Omit the pictures and print exactly the lines of the listing below, starting at the first and ending at the line containing "const xMax = 6;".

▶ _SOURCE MATERIAL_:
━━━━━━━━━━━━━━━━━━━━━━━━━━━━━━
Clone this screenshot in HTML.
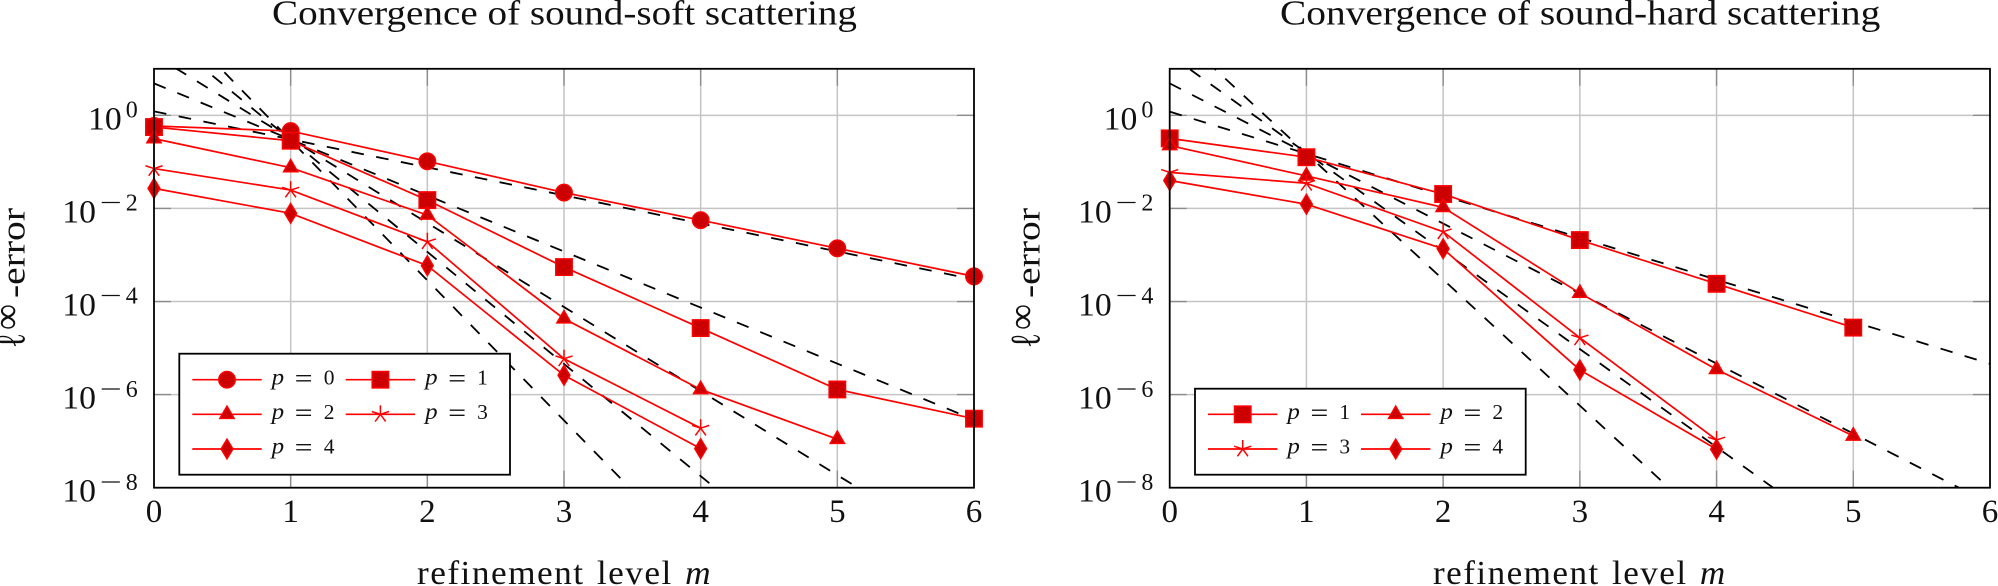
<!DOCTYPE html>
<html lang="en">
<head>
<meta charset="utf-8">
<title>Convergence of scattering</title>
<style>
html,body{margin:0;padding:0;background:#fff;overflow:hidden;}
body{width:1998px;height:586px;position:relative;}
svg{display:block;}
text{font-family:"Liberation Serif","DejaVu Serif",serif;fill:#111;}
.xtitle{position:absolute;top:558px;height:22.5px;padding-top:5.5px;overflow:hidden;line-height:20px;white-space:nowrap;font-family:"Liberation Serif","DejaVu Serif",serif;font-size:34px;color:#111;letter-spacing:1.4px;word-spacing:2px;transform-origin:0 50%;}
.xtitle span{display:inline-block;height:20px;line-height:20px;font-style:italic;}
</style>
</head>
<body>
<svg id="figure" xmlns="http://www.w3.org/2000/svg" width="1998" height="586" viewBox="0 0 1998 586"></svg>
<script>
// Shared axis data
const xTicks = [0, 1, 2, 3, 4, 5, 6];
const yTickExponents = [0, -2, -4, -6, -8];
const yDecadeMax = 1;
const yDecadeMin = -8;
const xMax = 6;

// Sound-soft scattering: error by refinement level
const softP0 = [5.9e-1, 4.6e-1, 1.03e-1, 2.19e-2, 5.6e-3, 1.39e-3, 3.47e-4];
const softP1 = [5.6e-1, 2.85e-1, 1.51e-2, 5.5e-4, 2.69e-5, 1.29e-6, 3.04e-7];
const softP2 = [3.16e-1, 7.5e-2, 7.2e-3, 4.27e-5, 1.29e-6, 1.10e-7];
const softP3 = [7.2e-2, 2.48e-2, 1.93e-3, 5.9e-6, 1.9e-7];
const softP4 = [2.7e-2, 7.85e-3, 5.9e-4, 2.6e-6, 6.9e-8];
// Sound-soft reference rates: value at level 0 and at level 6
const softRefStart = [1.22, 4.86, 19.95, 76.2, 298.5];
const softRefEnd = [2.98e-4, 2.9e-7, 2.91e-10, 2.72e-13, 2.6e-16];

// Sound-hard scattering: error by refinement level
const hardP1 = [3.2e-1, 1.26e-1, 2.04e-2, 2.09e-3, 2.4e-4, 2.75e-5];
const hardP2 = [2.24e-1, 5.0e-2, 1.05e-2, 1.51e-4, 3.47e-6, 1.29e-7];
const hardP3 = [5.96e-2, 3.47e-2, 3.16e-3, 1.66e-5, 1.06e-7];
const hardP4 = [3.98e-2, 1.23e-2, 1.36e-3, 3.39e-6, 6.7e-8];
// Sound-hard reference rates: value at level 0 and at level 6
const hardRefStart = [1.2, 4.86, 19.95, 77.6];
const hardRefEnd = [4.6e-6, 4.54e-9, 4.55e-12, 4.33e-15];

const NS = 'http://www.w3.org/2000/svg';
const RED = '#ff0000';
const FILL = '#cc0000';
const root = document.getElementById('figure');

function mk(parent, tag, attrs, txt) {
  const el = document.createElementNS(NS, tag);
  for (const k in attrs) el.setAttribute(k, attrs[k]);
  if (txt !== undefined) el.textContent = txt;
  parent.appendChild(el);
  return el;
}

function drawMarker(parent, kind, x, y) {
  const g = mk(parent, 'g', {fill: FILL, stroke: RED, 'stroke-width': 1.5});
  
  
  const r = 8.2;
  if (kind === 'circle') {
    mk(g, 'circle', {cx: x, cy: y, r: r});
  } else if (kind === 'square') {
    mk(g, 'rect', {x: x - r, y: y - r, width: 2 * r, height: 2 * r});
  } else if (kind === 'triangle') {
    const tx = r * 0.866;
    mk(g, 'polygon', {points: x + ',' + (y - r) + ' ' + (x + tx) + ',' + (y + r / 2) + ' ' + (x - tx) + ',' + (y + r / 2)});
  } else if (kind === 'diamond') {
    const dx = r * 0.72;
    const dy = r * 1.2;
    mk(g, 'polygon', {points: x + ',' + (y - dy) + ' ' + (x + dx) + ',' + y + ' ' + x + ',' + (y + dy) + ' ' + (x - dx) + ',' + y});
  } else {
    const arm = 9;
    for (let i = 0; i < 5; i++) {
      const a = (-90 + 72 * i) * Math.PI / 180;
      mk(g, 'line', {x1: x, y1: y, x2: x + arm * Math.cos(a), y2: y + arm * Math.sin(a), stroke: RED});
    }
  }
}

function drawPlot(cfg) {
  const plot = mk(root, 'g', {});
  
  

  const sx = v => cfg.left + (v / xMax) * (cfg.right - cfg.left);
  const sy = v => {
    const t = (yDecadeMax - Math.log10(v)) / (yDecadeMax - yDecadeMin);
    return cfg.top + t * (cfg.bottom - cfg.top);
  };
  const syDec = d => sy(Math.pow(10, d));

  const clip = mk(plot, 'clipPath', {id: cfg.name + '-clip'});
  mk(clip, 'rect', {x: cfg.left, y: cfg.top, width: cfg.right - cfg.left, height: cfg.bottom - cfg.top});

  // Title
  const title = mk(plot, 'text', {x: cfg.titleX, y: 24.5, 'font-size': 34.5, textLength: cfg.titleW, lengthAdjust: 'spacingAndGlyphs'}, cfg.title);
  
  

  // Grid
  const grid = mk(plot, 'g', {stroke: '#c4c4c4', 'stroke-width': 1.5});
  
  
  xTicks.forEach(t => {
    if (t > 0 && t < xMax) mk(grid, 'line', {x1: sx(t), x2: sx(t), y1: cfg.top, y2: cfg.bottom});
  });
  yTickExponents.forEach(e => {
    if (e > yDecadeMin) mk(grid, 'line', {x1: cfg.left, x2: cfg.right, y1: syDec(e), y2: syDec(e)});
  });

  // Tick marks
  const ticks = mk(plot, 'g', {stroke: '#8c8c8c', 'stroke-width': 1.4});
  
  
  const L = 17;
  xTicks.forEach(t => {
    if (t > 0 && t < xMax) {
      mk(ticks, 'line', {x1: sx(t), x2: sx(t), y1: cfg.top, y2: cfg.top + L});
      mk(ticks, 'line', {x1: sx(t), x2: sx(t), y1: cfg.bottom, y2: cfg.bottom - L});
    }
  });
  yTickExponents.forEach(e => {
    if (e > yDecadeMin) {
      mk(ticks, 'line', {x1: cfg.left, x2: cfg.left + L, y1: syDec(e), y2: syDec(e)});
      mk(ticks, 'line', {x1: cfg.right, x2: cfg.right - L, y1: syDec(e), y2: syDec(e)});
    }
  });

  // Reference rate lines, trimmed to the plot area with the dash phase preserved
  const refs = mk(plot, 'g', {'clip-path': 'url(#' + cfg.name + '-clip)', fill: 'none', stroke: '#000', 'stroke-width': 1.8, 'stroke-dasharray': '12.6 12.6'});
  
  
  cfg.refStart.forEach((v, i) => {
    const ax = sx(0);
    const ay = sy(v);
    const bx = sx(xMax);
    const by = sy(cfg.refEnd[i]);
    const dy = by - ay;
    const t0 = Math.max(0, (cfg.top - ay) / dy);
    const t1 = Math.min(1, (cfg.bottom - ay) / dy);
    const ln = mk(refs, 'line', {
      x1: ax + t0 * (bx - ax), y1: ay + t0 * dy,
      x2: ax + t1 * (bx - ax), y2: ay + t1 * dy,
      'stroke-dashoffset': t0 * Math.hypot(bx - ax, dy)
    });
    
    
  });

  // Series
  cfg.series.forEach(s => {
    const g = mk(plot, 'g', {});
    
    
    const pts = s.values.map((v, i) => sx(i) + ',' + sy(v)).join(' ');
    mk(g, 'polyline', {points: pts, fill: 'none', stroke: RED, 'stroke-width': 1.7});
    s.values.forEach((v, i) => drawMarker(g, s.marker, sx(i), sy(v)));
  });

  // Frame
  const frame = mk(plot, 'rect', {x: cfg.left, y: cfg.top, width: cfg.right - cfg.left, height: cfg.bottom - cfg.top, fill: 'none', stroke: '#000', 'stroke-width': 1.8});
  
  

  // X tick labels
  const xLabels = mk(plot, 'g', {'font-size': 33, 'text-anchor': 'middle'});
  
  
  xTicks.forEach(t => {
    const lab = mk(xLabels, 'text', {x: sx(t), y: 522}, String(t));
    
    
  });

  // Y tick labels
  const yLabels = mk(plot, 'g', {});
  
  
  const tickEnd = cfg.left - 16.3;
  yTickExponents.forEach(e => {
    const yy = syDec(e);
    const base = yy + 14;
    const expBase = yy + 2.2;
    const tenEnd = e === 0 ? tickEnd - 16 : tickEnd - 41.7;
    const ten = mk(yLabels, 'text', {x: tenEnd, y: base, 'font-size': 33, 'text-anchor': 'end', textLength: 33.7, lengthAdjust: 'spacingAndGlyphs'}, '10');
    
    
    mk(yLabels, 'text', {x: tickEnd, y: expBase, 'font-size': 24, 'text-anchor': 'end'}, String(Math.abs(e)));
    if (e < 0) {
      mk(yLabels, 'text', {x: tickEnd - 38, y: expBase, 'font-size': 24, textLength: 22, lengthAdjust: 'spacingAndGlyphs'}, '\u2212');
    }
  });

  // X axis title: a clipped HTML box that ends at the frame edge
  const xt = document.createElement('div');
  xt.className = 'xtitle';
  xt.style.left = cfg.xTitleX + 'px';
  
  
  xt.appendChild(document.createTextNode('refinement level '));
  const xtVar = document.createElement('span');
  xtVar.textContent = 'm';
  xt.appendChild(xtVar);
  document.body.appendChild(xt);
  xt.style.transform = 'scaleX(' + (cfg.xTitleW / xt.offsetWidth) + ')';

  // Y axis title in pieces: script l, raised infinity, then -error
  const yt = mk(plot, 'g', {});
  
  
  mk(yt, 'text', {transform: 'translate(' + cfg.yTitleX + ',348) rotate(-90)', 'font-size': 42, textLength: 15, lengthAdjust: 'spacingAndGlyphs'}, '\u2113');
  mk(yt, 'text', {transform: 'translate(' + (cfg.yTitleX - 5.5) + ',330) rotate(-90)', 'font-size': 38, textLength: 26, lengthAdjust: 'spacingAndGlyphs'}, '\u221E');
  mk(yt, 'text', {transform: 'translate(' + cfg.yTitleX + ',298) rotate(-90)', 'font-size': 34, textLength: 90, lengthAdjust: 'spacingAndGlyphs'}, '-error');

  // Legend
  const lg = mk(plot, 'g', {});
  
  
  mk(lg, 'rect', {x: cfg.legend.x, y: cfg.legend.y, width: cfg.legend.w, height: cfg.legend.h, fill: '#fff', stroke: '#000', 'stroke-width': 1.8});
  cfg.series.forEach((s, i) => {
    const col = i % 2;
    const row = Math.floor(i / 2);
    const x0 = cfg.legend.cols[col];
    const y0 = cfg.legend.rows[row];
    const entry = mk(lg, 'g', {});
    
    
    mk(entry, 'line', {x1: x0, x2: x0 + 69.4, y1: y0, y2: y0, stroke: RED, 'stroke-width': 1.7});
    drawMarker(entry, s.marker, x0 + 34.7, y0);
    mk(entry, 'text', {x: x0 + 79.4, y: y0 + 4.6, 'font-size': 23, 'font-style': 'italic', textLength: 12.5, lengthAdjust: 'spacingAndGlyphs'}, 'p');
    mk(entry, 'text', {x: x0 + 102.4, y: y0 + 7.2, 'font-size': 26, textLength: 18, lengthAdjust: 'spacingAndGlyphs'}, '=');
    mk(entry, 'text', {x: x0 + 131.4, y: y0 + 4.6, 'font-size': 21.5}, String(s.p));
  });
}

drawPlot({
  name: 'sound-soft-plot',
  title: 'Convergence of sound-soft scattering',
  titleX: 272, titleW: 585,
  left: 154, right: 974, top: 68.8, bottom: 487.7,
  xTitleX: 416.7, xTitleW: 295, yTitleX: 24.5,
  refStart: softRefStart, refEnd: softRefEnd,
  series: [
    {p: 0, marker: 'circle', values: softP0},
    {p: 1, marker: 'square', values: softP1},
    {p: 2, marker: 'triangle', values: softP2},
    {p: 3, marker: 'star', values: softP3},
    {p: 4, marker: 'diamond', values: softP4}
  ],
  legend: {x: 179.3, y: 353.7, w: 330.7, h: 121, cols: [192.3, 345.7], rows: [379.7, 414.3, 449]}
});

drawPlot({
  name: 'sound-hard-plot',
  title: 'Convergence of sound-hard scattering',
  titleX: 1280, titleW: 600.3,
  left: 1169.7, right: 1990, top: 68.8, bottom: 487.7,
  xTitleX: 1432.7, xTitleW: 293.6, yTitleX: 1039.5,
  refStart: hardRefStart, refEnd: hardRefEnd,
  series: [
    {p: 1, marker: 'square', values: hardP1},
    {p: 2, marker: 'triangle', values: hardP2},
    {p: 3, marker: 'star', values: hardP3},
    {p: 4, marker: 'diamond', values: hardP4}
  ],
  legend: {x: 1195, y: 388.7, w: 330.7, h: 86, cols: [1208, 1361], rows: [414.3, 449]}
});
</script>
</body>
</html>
━━━━━━━━━━━━━━━━━━━━━━━━━━━━━━
▶ _TASK SOLUTION_:
Clone this screenshot in HTML.
<!DOCTYPE html>
<html lang="en">
<head>
<meta charset="utf-8">
<title>Convergence of scattering</title>
<style>
html,body{margin:0;padding:0;background:#fff;overflow:hidden;}
body{width:1998px;height:586px;position:relative;}
svg{display:block;}
text{font-family:"Liberation Serif","DejaVu Serif",serif;fill:#111;}
.xtitle{position:absolute;top:558px;height:22.5px;padding-top:5.5px;overflow:hidden;line-height:20px;white-space:nowrap;font-family:"Liberation Serif","DejaVu Serif",serif;font-size:34px;color:#111;letter-spacing:1.4px;word-spacing:2px;transform-origin:0 50%;}
.xtitle span{display:inline-block;height:20px;line-height:20px;font-style:italic;}
</style>
</head>
<body>
<svg id="figure" xmlns="http://www.w3.org/2000/svg" width="1998" height="586" viewBox="0 0 1998 586"></svg>
<script>
// Shared axis data
const xTicks = [0, 1, 2, 3, 4, 5, 6];
const yTickExponents = [0, -2, -4, -6, -8];
const yDecadeMax = 1;
const yDecadeMin = -8;
const xMax = 6;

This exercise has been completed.